Given exercise
Repeat the listing exactly as given, omitting every image.
--- Data segment ---
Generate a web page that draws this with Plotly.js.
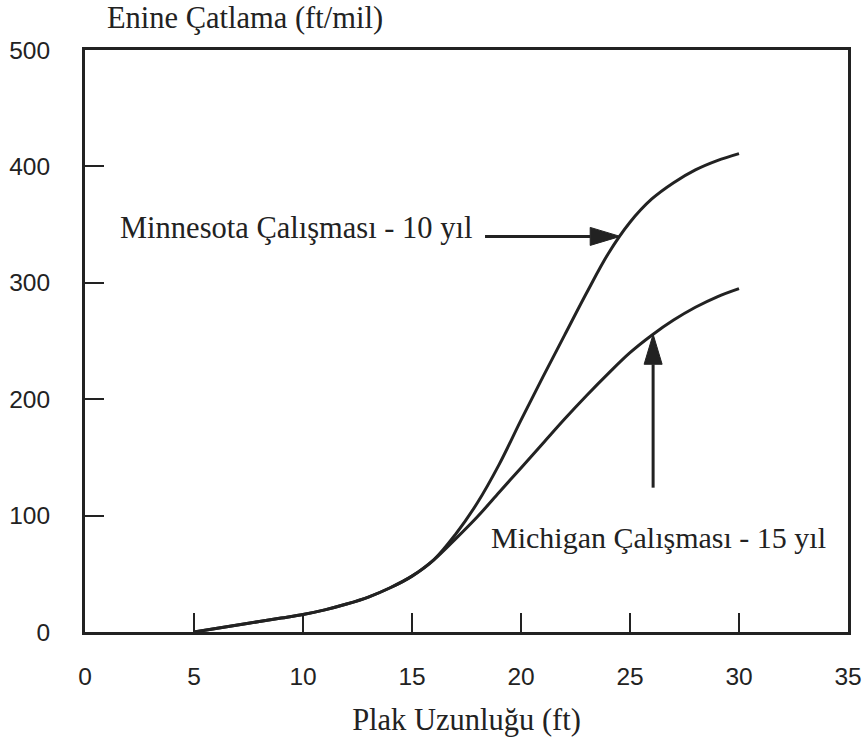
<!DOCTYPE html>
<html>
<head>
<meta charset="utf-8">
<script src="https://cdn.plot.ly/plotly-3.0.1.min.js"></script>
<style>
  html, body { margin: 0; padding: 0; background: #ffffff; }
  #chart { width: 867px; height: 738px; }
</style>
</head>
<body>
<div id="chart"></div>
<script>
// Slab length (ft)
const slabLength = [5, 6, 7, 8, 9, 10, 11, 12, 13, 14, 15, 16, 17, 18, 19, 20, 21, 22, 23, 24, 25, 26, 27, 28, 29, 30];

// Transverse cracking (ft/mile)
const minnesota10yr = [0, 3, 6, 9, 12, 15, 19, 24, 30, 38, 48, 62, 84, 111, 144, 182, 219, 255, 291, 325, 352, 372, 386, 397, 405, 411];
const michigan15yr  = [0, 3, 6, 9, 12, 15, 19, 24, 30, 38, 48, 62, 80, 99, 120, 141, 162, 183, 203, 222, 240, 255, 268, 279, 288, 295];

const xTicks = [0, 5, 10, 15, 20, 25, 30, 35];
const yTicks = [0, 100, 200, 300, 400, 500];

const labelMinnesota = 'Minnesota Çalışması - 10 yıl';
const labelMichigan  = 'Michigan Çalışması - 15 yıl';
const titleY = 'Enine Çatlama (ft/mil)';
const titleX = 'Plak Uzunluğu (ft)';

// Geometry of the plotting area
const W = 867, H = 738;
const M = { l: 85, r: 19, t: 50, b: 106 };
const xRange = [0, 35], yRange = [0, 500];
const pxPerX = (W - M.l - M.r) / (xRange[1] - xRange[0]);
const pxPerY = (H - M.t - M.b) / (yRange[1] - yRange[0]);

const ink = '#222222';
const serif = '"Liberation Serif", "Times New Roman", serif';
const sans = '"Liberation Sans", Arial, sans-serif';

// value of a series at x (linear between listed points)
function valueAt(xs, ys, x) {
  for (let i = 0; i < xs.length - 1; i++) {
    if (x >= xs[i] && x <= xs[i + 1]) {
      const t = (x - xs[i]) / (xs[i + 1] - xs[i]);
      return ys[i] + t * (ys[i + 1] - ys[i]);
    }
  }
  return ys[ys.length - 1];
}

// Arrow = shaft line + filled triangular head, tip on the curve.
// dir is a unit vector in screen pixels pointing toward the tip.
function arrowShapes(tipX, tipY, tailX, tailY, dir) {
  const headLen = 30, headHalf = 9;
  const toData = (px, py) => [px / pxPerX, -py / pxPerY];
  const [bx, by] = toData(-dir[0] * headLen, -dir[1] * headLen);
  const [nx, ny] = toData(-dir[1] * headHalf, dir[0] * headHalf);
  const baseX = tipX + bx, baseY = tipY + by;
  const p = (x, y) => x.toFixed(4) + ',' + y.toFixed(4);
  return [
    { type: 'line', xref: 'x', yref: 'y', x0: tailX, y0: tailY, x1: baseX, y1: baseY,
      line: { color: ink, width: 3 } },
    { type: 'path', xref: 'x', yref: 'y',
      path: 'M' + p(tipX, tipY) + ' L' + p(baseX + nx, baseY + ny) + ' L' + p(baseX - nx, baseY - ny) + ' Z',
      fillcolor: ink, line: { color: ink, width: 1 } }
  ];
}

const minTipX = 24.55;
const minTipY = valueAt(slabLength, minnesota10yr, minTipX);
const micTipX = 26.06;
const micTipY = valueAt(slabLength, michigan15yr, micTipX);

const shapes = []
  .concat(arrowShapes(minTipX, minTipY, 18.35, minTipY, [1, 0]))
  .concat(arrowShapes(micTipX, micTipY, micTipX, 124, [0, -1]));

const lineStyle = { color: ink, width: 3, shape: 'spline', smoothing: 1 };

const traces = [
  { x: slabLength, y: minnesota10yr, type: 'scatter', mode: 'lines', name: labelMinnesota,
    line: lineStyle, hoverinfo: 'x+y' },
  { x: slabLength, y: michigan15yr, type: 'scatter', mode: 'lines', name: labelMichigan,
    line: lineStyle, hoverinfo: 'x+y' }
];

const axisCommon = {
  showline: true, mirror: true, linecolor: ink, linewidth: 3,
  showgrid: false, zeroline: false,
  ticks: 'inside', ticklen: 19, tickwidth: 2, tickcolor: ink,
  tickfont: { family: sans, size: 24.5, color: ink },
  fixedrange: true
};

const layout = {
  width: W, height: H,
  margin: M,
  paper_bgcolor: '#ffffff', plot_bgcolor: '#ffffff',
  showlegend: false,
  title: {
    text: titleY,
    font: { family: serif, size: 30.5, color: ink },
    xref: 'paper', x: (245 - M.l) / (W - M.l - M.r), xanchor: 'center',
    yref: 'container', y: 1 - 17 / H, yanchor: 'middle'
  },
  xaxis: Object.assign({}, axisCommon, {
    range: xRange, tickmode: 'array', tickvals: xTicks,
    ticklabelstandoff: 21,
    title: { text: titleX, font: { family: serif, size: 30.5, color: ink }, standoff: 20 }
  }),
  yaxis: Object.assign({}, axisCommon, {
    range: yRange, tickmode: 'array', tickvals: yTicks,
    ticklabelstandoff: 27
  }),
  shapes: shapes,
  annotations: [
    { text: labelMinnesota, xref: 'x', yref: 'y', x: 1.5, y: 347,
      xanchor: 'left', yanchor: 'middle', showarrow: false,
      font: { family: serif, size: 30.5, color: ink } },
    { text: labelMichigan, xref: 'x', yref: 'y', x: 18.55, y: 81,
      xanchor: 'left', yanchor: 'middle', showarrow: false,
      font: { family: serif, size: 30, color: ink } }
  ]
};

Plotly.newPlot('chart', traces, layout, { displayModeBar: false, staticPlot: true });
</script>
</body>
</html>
---
Result for this exercise
Generate a web page that draws this with Plotly.js.
<!DOCTYPE html>
<html>
<head>
<meta charset="utf-8">
<script src="https://cdn.plot.ly/plotly-3.0.1.min.js"></script>
<style>
  html, body { margin: 0; padding: 0; background: #ffffff; }
  #chart { width: 867px; height: 738px; }
</style>
</head>
<body>
<div id="chart"></div>
<script>
// Slab length (ft)
const slabLength = [5, 6, 7, 8, 9, 10, 11, 12, 13, 14, 15, 16, 17, 18, 19, 20, 21, 22, 23, 24, 25, 26, 27, 28, 29, 30];

// Transverse cracking (ft/mile)
const minnesota10yr = [0, 3, 6, 9, 12, 15, 19, 24, 30, 38, 48, 62, 84, 111, 144, 182, 219, 255, 291, 325, 352, 372, 386, 397, 405, 411];
const michigan15yr  = [0, 3, 6, 9, 12, 15, 19, 24, 30, 38, 48, 62, 80, 99, 120, 141, 162, 183, 203, 222, 240, 255, 268, 279, 288, 295];

const xTicks = [0, 5, 10, 15, 20, 25, 30, 35];
const yTicks = [0, 100, 200, 300, 400, 500];

const labelMinnesota = 'Minnesota Çalışması - 10 yıl';
const labelMichigan  = 'Michigan Çalışması - 15 yıl';
const titleY = 'Enine Çatlama (ft/mil)';
const titleX = 'Plak Uzunluğu (ft)';

// Geometry of the plotting area
const W = 867, H = 738;
const M = { l: 85, r: 19, t: 50, b: 106 };
const xRange = [0, 35], yRange = [0, 500];
const pxPerX = (W - M.l - M.r) / (xRange[1] - xRange[0]);
const pxPerY = (H - M.t - M.b) / (yRange[1] - yRange[0]);

const ink = '#222222';
const serif = '"Liberation Serif", "Times New Roman", serif';
const sans = '"Liberation Sans", Arial, sans-serif';

// value of a series at x (linear between listed points)
function valueAt(xs, ys, x) {
  for (let i = 0; i < xs.length - 1; i++) {
    if (x >= xs[i] && x <= xs[i + 1]) {
      const t = (x - xs[i]) / (xs[i + 1] - xs[i]);
      return ys[i] + t * (ys[i + 1] - ys[i]);
    }
  }
  return ys[ys.length - 1];
}

// Arrow = shaft line + filled triangular head, tip on the curve.
// dir is a unit vector in screen pixels pointing toward the tip.
function arrowShapes(tipX, tipY, tailX, tailY, dir) {
  const headLen = 30, headHalf = 9;
  const toData = (px, py) => [px / pxPerX, -py / pxPerY];
  const [bx, by] = toData(-dir[0] * headLen, -dir[1] * headLen);
  const [nx, ny] = toData(-dir[1] * headHalf, dir[0] * headHalf);
  const baseX = tipX + bx, baseY = tipY + by;
  const p = (x, y) => x.toFixed(4) + ',' + y.toFixed(4);
  return [
    { type: 'line', xref: 'x', yref: 'y', x0: tailX, y0: tailY, x1: baseX, y1: baseY,
      line: { color: ink, width: 3 } },
    { type: 'path', xref: 'x', yref: 'y',
      path: 'M' + p(tipX, tipY) + ' L' + p(baseX + nx, baseY + ny) + ' L' + p(baseX - nx, baseY - ny) + ' Z',
      fillcolor: ink, line: { color: ink, width: 1 } }
  ];
}

const minTipX = 24.55;
const minTipY = valueAt(slabLength, minnesota10yr, minTipX);
const micTipX = 26.06;
const micTipY = valueAt(slabLength, michigan15yr, micTipX);

const shapes = []
  .concat(arrowShapes(minTipX, minTipY, 18.35, minTipY, [1, 0]))
  .concat(arrowShapes(micTipX, micTipY, micTipX, 124, [0, -1]));

const lineStyle = { color: ink, width: 3, shape: 'spline', smoothing: 1 };

const traces = [
  { x: slabLength, y: minnesota10yr, type: 'scatter', mode: 'lines', name: labelMinnesota,
    line: lineStyle, hoverinfo: 'x+y' },
  { x: slabLength, y: michigan15yr, type: 'scatter', mode: 'lines', name: labelMichigan,
    line: lineStyle, hoverinfo: 'x+y' }
];

const axisCommon = {
  showline: true, mirror: true, linecolor: ink, linewidth: 3,
  showgrid: false, zeroline: false,
  ticks: 'inside', ticklen: 19, tickwidth: 2, tickcolor: ink,
  tickfont: { family: sans, size: 24.5, color: ink },
  fixedrange: true
};

const layout = {
  width: W, height: H,
  margin: M,
  paper_bgcolor: '#ffffff', plot_bgcolor: '#ffffff',
  showlegend: false,
  title: {
    text: titleY,
    font: { family: serif, size: 30.5, color: ink },
    xref: 'paper', x: (245 - M.l) / (W - M.l - M.r), xanchor: 'center',
    yref: 'container', y: 1 - 17 / H, yanchor: 'middle'
  },
  xaxis: Object.assign({}, axisCommon, {
    range: xRange, tickmode: 'array', tickvals: xTicks,
    ticklabelstandoff: 21,
    title: { text: titleX, font: { family: serif, size: 30.5, color: ink }, standoff: 20 }
  }),
  yaxis: Object.assign({}, axisCommon, {
    range: yRange, tickmode: 'array', tickvals: yTicks,
    ticklabelstandoff: 27
  }),
  shapes: shapes,
  annotations: [
    { text: labelMinnesota, xref: 'x', yref: 'y', x: 1.5, y: 347,
      xanchor: 'left', yanchor: 'middle', showarrow: false,
      font: { family: serif, size: 30.5, color: ink } },
    { text: labelMichigan, xref: 'x', yref: 'y', x: 18.55, y: 81,
      xanchor: 'left', yanchor: 'middle', showarrow: false,
      font: { family: serif, size: 30, color: ink } }
  ]
};

Plotly.newPlot('chart', traces, layout, { displayModeBar: false, staticPlot: true });
</script>
</body>
</html>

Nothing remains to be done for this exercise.